The private car sharing model is less common. Turo is perhaps the best known company operating in America. Mercedes started experimenting with private car sharing last December in Munich. That pilot program has been successful enough that the company is now expanding it to other German cities, including Berlin.
The Mercedes peer-to-peer model is called Croove. People connect with each other over the internet. Tell the system where you are and where you want to go, and the cloud will connect you with Croove members who want to rent their cars out to paying customers. The service lets users set their own price or let Croove establish a fair rate after taking into account supply and demand. Croove is available to owners of all vehicle makes and models.
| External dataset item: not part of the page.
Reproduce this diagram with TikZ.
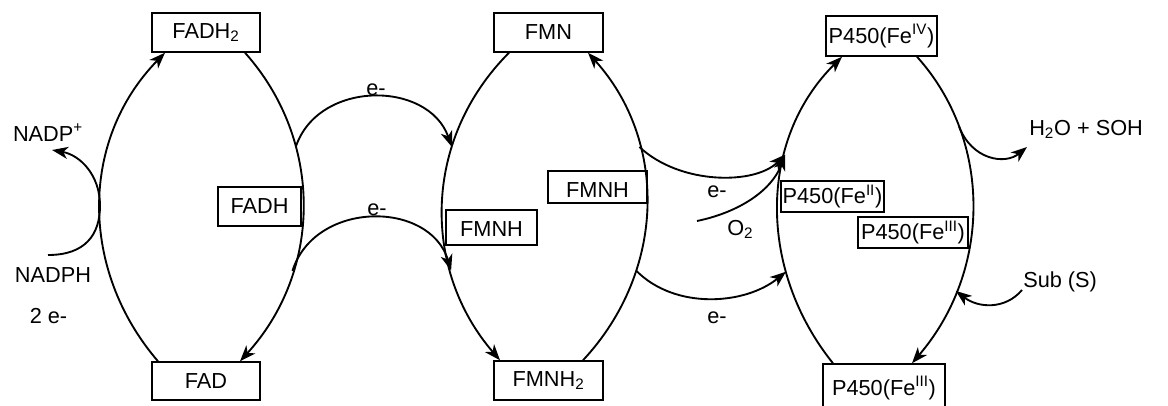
\documentclass[tikz,border=0pt]{standalone}
\usepackage{fontspec}
\setmainfont{Liberation Sans}
\usetikzlibrary{arrows.meta,calc}
\begin{document}
\begin{tikzpicture}[x=0.75pt,y=-0.75pt,
  font=\fontsize{16.3}{19.5}\selectfont,
  box/.style={draw,line width=1.1pt,inner sep=1pt},
  arc/.style={line width=1.4pt},
  arr/.style={arc,-{Stealth[length=12pt,width=9pt,inset=3.5pt]}},
  lbl/.style={inner sep=0pt}
]
\useasboundingbox (0,0) rectangle (1168,405);
% boxes
\node[box,minimum width=81pt,minimum height=29.25pt] (fadh2) at (206,32.5) {FADH\textsubscript{2}};
\node[box,minimum width=81pt,minimum height=28.5pt] (fad) at (206,381) {FAD};
\node[box,minimum width=62.25pt,minimum height=29.25pt] (fadh) at (259.5,206.5) {FADH};
\node[box,minimum width=81.75pt,minimum height=29.25pt] (fmn) at (548.5,32.5) {FMN};
\node[box,minimum width=81.75pt,minimum height=29.25pt] (fmnh2) at (548.5,380.5) {FMNH\textsubscript{2}};
\node[box,minimum width=68.25pt,minimum height=26.25pt,text height=13pt] (fmnhA) at (491.5,227.5) {FMNH};
\node[box,minimum width=74.25pt,minimum height=24pt,text height=15pt] (fmnhB) at (597.5,187) {FMNH};
\node[box,minimum width=83.25pt,minimum height=30pt] (p4) at (881.5,36) {P450(Fe\textsuperscript{IV})};
\node[box,minimum width=91.5pt,minimum height=36pt] (p3b) at (884,388) {P450(Fe\textsuperscript{III})};
\node[box,minimum width=77.25pt,minimum height=23.25pt] (p2) at (832.5,196.5) {P450(Fe\textsuperscript{II})};
\node[box,minimum width=82.5pt,minimum height=23.25pt] (p3m) at (913,232.5) {P450(Fe\textsuperscript{III})};
% labels
\node[lbl,anchor=base] (nadp) at (48,141) {NADP\textsuperscript{+}};
\node[lbl,anchor=base] (nadph) at (53,282) {NADPH};
\node[lbl,anchor=base] (twoe) at (48.5,323) {2 e-};
\node[lbl,anchor=base] (e1) at (376,95) {e-};
\node[lbl,anchor=base] (e2) at (377,215) {e-};
\node[lbl,anchor=base] (e3) at (717,197) {e-};
\node[lbl,anchor=base west] (o2) at (727,235) {O\textsubscript{2}};
\node[lbl,anchor=base] (e4) at (717,323) {e-};
\node[lbl,anchor=base west] (h2o) at (1029,135) {H\textsubscript{2}O + SOH};
\node[lbl,anchor=base west] (sub) at (1023,287) {Sub (S)};
\coordinate (nadphS) at (48,255);
\coordinate (nadpE) at (52,150);
\coordinate (o2S) at (697,221);
\coordinate (h2oE) at (1027,147);
\coordinate (subS) at (1022,290);
% left cycle
\draw[arr] ($(fad.north)+(-48,0)$) .. controls (79.5,270) and (79.5,140) .. ($(fadh2.south)+(-41,0)$) coordinate[pos=0.5] (touch);
\draw[arr] ($(fadh2.south)+(39,0)$) .. controls (323,140) and (323,270) .. ($(fad.north)+(34,0)$)
  coordinate[pos=0.32] (Lr1) coordinate[pos=0.7] (Lr2);
% middle cycle
\draw[arr] ($(fmn.south)+(-39.5,0)$) .. controls (422,140) and (422,270) .. ($(fmnh2.north)+(-48.5,0)$)
  coordinate[pos=0.32] (Ml1) coordinate[pos=0.7] (Ml2);
\draw[arr] ($(fmnh2.north)+(34.5,0)$) .. controls (667,270) and (667,140) .. ($(fmn.south)+(39.5,0)$)
  coordinate[pos=0.3] (Mr2) coordinate[pos=0.68] (Mr1);
% right cycle
\draw[arr] ($(p3b.north)+(-51,0)$) .. controls (758,270) and (758,140) .. ($(p4.south)+(-39.5,0)$)
  coordinate[pos=0.3] (Rl2) coordinate[pos=0.66] (Rl1);
\draw[arr] ($(p4.south)+(35.5,0)$) .. controls (992,140) and (992,270) .. ($(p3b.north)+(28,0)$)
  coordinate[pos=0.25] (Rr1) coordinate[pos=0.76] (Rr2);
% NADPH
\draw[arr] (nadphS) .. controls (85,255) and (100,235) .. (touch) .. controls (100,175) and (80,155) .. (nadpE);
% electron transfers
\draw[arr] (Lr1) .. controls (318,80) and (428,80) .. (Ml1);
\draw[arr] (Lr2) .. controls (315,200) and (430,200) .. (Ml2);
\draw[arr] (Mr1) .. controls (680,185) and (755,185) .. (Rl1);
\draw[arr] (o2S) .. controls (740,212) and (772,190) .. (Rl1);
\draw[arr] (Mr2) .. controls (675,310) and (745,305) .. (Rl2);
\draw[arr] (Rr1) .. controls (972,160) and (1005,165) .. (h2oE);
\draw[arr] (subS) .. controls (1005,310) and (978,308) .. (Rr2);
\end{tikzpicture}
\end{document}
If you want to rent out your Ferrari Testarossa, you are free to do so with Croove.
The Croove model means you get a relatively spread out selection of pick-up points to choose from, though you have to return the vehicle to its origin. There’s also a paid delivery option, if you want the car to come to you. The service currently relies on someone handing you a physical key, but Mercedes intends to introduce digital keys in the future.
Elon Musk has hinted that Tesla is developing a Tesla Network that will allow its owners to rent out their cars to other drivers. The catch is that they will be prohibited from doing so using other networks, however. Everything must flow through the Tesla mothership — and, of course, Tesla will keep a piece of the action for itself. Musk enthuses that renting their cars out will help people pay for them.
What Musk doesn’t explain is why someone who owns a $160,000 Model X P100D would want to let a family of four from out of town use it or who will clean the bubblegum off the underside of the seats when they are done. Apparently, the Tesla Network will be sophisticated enough to allow geofencing and maximum speed parameters. And soon, if someone doesn’t bring the car back to where they are supposed to leave it, the car will be able to find its own way home.
Peer-to-peer networks are expected to become more popular as the sharing economy expands. Companies like Mercedes see a significant business opportunity by inserting themselves into the middle of such transactions. The Croove experiment was devised by Mercedes’ CASE division which is devoted to exploring new options for connected and autonomous cars, mobility services, and electric technology projects.